另外,产品和品牌熟悉度及类型方面的研究也有所建树。例如,道德谴责产品(例如香烟等)不利于记忆[29],因此,建议广告主慎重使用此类隐性广告。Lee和Faber研究发现,游戏中品牌信息的位置、受众卷入度和经验对品牌记忆有交互影响[30]75。
3.2 受众变量
作为信息处理的主体,个体差异调节着隐性广告的效果。基于此,许多学者研究并发现了卷入度和经验等重要的影响因素。

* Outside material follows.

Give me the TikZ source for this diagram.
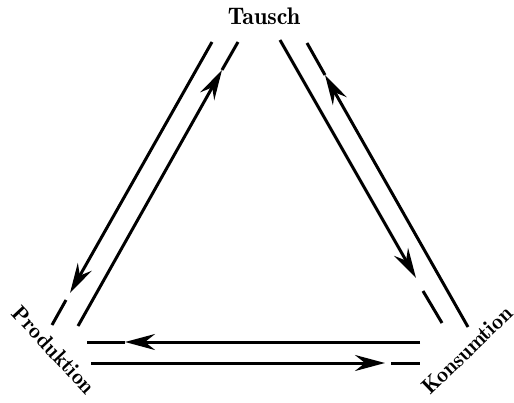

(1)卷入度。卷入度被定义为受众对于认知目标所持的兴趣与关心程度[31],主要通过调节认知资源的分配影响信息的加工效果。从研究结果来看,有学者证实了受众对场景的卷入度与对植入品牌的记忆度正相关[11]。但也有研究提出质疑,Lee和Faber认为,一个人的注意容量是有限的,对于游戏植入而言,植入处理是次要任务,越多的注意资源分配给游戏,用来处理植入的就越少,记忆效果越差[30]。其实,两种观点在本质上并不冲突,都可以用认知资源的分配来解释,只是前者将植入视为整个电影场景的组成部分,而后者考察的游戏植入通常独立于游戏任务,使得认知资源的分配呈现出非此即彼的特点,造成了记忆效果的巨大差异。此外,受众经验也是一个极为重要的变量。

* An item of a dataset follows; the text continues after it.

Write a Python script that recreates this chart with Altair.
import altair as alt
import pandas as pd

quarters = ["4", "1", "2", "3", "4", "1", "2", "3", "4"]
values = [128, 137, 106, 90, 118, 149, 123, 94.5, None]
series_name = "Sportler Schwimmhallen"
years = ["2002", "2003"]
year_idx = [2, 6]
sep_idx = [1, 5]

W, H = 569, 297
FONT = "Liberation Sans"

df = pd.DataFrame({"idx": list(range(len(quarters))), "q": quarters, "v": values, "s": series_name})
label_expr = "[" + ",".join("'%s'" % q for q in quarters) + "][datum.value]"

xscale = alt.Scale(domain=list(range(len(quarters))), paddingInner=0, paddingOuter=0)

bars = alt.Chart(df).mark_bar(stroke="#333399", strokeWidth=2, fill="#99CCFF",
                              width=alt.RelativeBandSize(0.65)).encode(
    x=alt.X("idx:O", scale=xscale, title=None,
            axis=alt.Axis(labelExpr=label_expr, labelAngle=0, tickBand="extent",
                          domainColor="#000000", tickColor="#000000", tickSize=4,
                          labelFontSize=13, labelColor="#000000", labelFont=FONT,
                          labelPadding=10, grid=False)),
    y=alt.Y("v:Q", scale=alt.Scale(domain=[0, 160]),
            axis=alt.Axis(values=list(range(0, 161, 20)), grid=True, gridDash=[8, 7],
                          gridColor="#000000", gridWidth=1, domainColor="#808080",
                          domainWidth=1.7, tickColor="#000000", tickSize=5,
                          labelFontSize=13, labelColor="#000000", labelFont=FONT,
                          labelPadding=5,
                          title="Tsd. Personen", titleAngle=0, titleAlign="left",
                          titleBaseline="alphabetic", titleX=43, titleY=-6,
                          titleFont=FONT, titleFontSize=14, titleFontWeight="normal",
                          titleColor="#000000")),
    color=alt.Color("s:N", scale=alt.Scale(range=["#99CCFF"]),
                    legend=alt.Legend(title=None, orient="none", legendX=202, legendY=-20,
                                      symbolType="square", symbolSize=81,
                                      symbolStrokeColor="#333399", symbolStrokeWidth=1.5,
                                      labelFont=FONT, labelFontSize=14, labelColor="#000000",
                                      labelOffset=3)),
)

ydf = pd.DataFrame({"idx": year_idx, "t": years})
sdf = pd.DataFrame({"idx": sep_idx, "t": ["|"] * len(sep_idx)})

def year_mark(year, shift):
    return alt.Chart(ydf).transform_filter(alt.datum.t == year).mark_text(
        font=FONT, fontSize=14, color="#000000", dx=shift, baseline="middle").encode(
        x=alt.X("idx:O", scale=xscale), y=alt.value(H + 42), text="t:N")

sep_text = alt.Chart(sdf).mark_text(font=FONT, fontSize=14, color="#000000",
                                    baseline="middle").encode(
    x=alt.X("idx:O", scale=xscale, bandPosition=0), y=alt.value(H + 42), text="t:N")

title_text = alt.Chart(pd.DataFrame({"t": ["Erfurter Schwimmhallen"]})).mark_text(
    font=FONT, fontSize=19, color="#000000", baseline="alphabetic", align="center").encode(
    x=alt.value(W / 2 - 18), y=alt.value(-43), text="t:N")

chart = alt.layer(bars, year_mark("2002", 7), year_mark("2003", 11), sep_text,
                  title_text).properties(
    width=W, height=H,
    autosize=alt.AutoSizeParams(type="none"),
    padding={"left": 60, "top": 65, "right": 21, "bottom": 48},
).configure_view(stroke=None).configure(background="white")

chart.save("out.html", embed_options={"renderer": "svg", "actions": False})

(2)受众经验。根据说服理论[32],个体关于隐性广告的经历会建立起相关的说服知识,这将直接影响个体对广告刺激的识别,主导整个加工过程。Tiwsakul、Hackley和Szmigin曾指出,被试观影频率较低可能是品牌回忆水平低的原因[33]。Nelson、Yaros和Keum也发现,有更多经验的玩家记忆效果更好[34]。但也有研究提出质疑,无论是第一次还是数次玩过某游戏,游戏者在短期或者长期内都能够轻易回忆出游戏中的品牌[23]。这启示研究者,还有许多其他值得关注的变量影响着记忆效果,例如,受众对影片和植入式广告的态度、认知风格,甚至年龄等人口统计变量都调节着记忆效果[35-37]。
4 研究启示与展望
广告正从一个打扰的时代走向一个隐性的时代。本文关注的隐性广告是指那些隐匿广告目的、与媒介内容巧妙融合的广告,并不局限于阈下刺激。基于信息加工水平和知觉流畅性标准,将隐性广告信息分为主要情节相关信息(包括情节信息和推动情节信息)和无关信息(包括角色使用的沉默信息和背景信息)。进而,隐性广告的知觉、记忆和启动机制可能为:第一种情况(主要情节无关信息且在知觉流畅性范围内少数曝光)下,知觉过程没有突破意识阈限,激活的记忆表征水平较低,完成无意识知觉并形成内隐记忆,曝光植入品牌的物理表征线索可能启动内隐记忆,且结合其他广告信息提取的过程更为可靠;第二种情况(主要情节无关信息且超过知觉流畅性范围的过度曝光)和第三种情况(主要情节相关信息)下,激活的记忆表征水平较高,超过意识阈限,最终形成可回忆的外显记忆。此时的记忆启动通常无需线索,施加广告相关的线索则有望加速这一进程。在此基础上,研究梳理了广告层面和受众层面的主要影响因素。
对于隐性广告的研究,未来的方向至少有以下两个方面:一是隐性广告记忆的指标和测量方法选择。选择指标时,外显记忆在增加品牌认知度和价值时更有效,而内隐记忆则更接近产品购买行为[15]。加工分离程序则不失为一个较为全面的测量思路;二是隐性广告的启动研究亟需进行。隐性广告的记忆效果受制于媒介,因此,在隐性广告之后召开发布会等,引发受众的积极联想,就有可能启动并巩固记忆效果,这对延续隐性广告的生命力意义重大。另外,各影响因素的交互作用也值得进一步验证。